I'm very happy with it but i don't think i can say anything about it officially until its released.
RE: stripe a zil - Added by Kenneth Foster about 1 year ago
i was looking at the fusion dual i/o cards but they are full profile and i need a low profile card for the controller unit. I found an 80GB fusionIO card, low profile, but it looks like my SSD is about the same performance, spec wise.
oh well. guess its time to redesign the controller chassis so i can use full height cards.

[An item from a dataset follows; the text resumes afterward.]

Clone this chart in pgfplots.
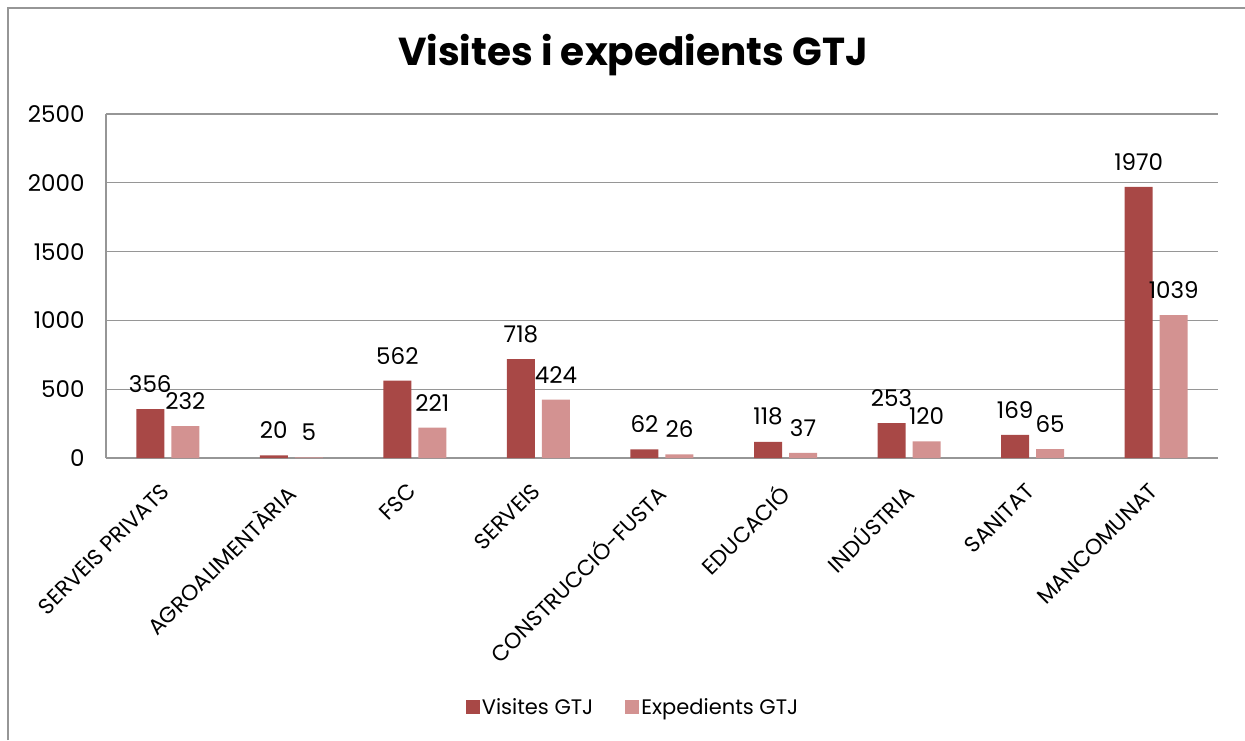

the zeusram looks like it has the same spec as the SSD's i'm using and its only 8GB, at least the one i saw. And its a lot more expensive. the SAS SSD i'm using will run about $700 for 200GB (at least thats what they told me).
RE: stripe a zil - Added by Jeff Gibson about 1 year ago
That drive you linked indicates that it has a backup of some kind to make sure everything is written. The difference between 8 and 80gb for a LOG device makes very little difference. The most you will be writting to it (in optimum conditions) is 10seconds worth of data or half of the system ram. If you're using using 10GB links and a systems with 64GB (or more) ram you would max out using 25GB (2x 10Gb / 8b/B * 10s = 25GB) of LOG device if you're able to push 19.2Gb/s from your hosts.
This is all "ideal" cases, but I would love to see if someone built such a beast.
The specs of those drives put them very much like the Talos 2R drives. From talking to Andrew when I was looking at this issue before if you can find out what the average response time is for a single IO (at i believe 8k) (over say 100-1000 attempts) you can plug it into this formula to see the number of IOPs you'll be able to achieve while writing: 1/(response time in seconds). To max out dual 10GB ports you'd need about 330k 8k IOs (will need less if you've got something that uses larger blocks) or a response time of under 3us to give a point of reference.
ps. someone correct me if my theoretical case or numbers are wrong.